With active sound cancelling, a device between the sound source and the listener receives the sound signal, and produces an inverted waveform to destructively cancel the sound. Producing the inverted waveform takes some finite amount of time. Modern electronics are fast enough that they can produce a destructive sound wave in time to cancel the sound before it propagates much farther.

But light moves as fast as anything through the region of space where the signal cancelling device is. Any delay in the production of the negative RF wave will mean that the two waves are offset and do not completely cancel. The final signal that the intended listener will see will be some mangled radio wave derived from the original. It will not be immediately recognizable, but it will sound remarkably different from background noise. Once the listener figures out that it's as partially cancelled signal, they can reconstruct the original by guessing the time offset and running it through a Fourier transform. Voila!

[Edit: Here's how to reconstruct the original signal:

  1. Break down the signal into sinusoids by finding the optimal Fourier transform - use time t + to/2 in the sinusoid terms, where to is the best guess of the time shift.
  2. Because every sinusoid can be expressed as a sum of two other sinusoids, assume every sinusoid in the Fourier transform is composed thus: fn(t)=gn(t)-gn(t+to), where fn and gn are sinusoids and fn is any given sinusoid from the decomposition of the received signal.
  3. Solve for each gn.
  4. Sum all gn to reconstruct the original signal.

The delay problem can be avoided if the radio signal must pass through a non-vacuum medium near the RF cancelling device on its way to the intended listener. Because electromagnetic radiation moves slower in a non-vacuum, a vacuum conduit can be used to make up for the processing delay.
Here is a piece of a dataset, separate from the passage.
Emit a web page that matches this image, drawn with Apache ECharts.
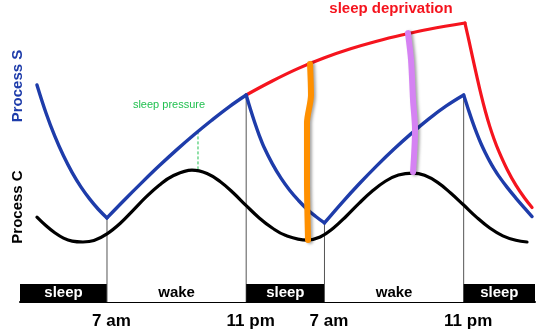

Such a device would have to be carefully placed and constructed. If the listener is also on the same planet, under the same atmosphere, RF signals may bounce of the ionosphere (if the planet has one) and ruin the whole thing. If the listener is far away, the RF cancelling device could be effective for most of the day. If designed properly, it will create a large node in the region of sky where the listener is known to be, but that node will rotate with the planet, allowing the listener to hear glimpses at dawn and dusk.

]

RF jamming and cancelling has been studied ever since radio was invented. This topic is super relevant to modern warfare and military intelligence and the brightest minds humanity has to offer have been unable to prevent messages getting through.

But you might be able to confuse your enemy by impersonating the sender.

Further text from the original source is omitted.